I like it but the price seem a little high. I guess it's a lot like optics, the high quality stuff doesn't come cheap.


----------



## kiltman (Nov 2, 2014)

I don't see them selling a ton of these.


----------



## BowanaLee (Nov 2, 2014)

For that price I sure hope these sights have a movable pointer and larger level. Thats the two main things I didn't like about my 3 pin slider sight.
From the pics their providing, I think the only vertical adjustment is in the dial or moving the head to a different mounting hole.


----------



## Gadestroyer74 (Nov 2, 2014)

Holy cow ! They can keep that darn thing.


----------



## tcarter86 (Nov 2, 2014)

Luv hha sights but I'm not going to not pay my car note, light bill ,water bill just to buy a sight lol


----------



## deadbox (Nov 3, 2014)

I will find it hard to justify spending that to replace the hha I have now.
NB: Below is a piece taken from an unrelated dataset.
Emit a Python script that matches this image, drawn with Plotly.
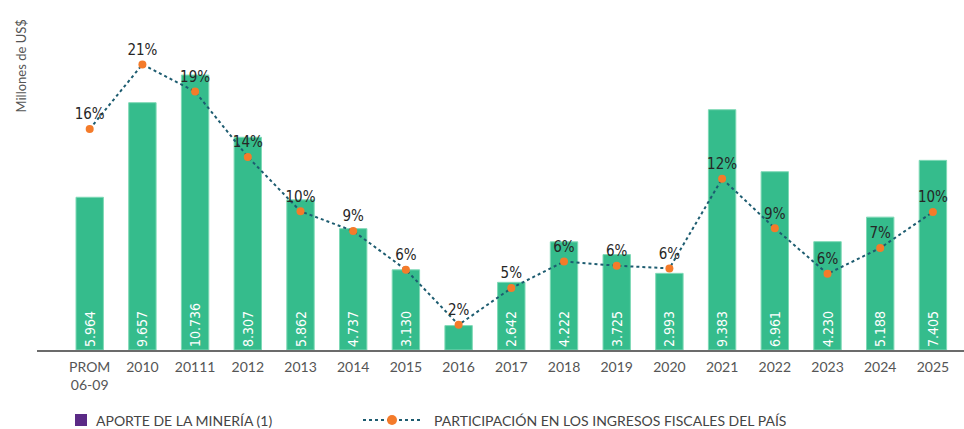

Especially when it works.


----------



## bassfishga (Nov 6, 2014)

There are many vertical adjustments you can add to your sight.
King Pin does have the 2nd and 3rd axis built in. You can also add the 2nd and 3rd Axis Adjuster to any HHA sight. 
http://www.bowhunterssuperstore.com...-wextension-bracket-right-hand-p-1874284.html
With the King Pin you can set up multiple yardage wheels if you swap what bows it is on or arrow weights. 
You can also use a HHA Sight Shim 1/4" machined aluminum shim mounts sight 3/8" higher or lower from standard mounting holes to allow for various anchor points. Model SM-2 $11.99 MSRP
You can also use a HHA Slotted Extension Bracket to any HHA. The extension bracket allows for infinite aperature adjustments. Fits all HHA sights Model SP-50 $11.99 MSRP
http://www.bowhunterssuperstore.com/slotted-bracket-p-8145.html
The prices are up there on the King Pin but also in line with a top end Spot Hogg sight or other brands.


----------



## Gadestroyer74 (Nov 6, 2014)

I just don't see the need for all that for hunting. Maybe tournament shooting or something. Seems like a lot if unnesscsry stuff. I'm sure there are folks that just gotta have it


----------